At the height of the McCarthy era, Garfield, who not only campaigned hard to hire black and Latino actors and crew members, worked with a number of avowed Communist Party members, and who’s wife was a former member of the Party herself, but who had also appeared in a number of politically suspect films (We Were Strangers, Force of Evil) and had gone on the radio to rail against the witch-hunt, was not surprisingly called to testify at the HUAC hearings in 1952. Under questioning, he told the investigative panel in essence that where he grew up, you learned not to snitch. He refused to name names, refused to say anything at all about anyone else, and was summarily blacklisted. Odets meanwhile, who had joined the Party in ‘34 but quit a few months later and subsequently disavowed communism completely, appeared before the hearings as a friendly witness. Although he’d grown up in the same neighborhood as Garfield, he apparently never learned the same lessons. To be fair, while he named names, he did not name anyone who hadn’t already been named by others, and in the end was not blacklisted.

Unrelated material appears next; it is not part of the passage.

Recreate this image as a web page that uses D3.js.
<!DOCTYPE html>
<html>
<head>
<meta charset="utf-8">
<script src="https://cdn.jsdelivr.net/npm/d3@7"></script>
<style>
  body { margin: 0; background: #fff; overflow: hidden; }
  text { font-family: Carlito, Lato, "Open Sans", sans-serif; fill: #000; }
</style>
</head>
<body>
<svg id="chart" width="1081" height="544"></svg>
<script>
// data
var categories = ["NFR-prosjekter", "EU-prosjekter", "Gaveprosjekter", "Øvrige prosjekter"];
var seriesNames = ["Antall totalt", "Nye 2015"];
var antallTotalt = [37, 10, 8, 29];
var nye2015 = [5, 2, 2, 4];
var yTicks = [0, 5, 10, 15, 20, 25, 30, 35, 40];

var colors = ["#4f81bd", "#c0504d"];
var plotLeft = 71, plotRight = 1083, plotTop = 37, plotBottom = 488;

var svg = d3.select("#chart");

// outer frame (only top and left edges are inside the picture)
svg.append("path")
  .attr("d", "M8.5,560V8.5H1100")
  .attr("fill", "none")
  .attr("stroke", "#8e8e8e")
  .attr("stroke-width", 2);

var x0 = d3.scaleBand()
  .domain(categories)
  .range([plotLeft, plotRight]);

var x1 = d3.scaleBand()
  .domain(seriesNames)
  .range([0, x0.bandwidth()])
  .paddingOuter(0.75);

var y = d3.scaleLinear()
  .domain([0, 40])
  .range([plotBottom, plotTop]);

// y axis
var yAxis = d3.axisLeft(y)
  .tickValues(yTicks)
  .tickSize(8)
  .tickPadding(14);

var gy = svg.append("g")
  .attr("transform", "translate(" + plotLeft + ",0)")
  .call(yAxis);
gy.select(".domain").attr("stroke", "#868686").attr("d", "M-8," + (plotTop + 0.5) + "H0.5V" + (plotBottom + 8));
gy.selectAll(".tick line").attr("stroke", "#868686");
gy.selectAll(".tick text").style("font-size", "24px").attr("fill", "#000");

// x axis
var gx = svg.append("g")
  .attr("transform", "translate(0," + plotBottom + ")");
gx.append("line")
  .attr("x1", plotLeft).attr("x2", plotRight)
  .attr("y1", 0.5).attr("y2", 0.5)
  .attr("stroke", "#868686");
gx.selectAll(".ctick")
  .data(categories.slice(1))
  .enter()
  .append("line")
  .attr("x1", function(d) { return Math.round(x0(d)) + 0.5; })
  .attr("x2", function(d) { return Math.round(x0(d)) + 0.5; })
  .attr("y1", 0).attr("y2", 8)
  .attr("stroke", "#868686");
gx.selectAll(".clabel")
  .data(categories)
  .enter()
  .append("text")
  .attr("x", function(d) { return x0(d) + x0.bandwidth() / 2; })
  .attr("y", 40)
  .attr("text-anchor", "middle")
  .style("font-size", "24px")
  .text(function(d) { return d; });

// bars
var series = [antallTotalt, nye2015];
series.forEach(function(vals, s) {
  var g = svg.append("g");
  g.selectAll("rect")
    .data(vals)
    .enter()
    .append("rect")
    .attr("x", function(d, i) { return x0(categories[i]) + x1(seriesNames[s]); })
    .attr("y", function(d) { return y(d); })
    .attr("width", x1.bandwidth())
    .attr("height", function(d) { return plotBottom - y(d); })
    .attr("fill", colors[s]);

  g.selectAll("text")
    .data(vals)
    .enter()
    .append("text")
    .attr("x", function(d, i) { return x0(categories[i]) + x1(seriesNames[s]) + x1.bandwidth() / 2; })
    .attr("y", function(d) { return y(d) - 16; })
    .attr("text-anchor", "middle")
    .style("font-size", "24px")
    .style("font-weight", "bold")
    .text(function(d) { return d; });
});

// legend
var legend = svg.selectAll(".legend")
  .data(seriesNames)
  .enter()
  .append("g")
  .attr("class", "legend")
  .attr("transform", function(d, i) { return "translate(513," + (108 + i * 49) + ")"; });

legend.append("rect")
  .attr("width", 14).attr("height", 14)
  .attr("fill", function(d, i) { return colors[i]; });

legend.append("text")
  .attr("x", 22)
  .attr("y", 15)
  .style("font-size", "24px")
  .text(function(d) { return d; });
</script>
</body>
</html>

Despite the different lessons they took away from their Bronx childhoods, the divide at the HUAC hearings did not seem to have any effect on their friendship.
A few months after the hearings and unable to find movie work of any kind, Garfield finally had the chance to star as Joe Bonaparte in a new Broadway production of Golden Boy. Fifteen years after Clurman spit in his eye, he was finally old enough to play the role, and could finally put what he had always considered his greatest professional disappointment (apart from that whole “blacklist” thing, I guess) behind him. The new production—as stories like this demand—was directed by Clifford Odets.
Two months after appearing in Golden Boy, Garfield died at the age of 39. And two days after a funeral which was the largest New York had seen since Valentino’s, the Times ran a long letter from Odets which ended, simply enough, “I will always love you.”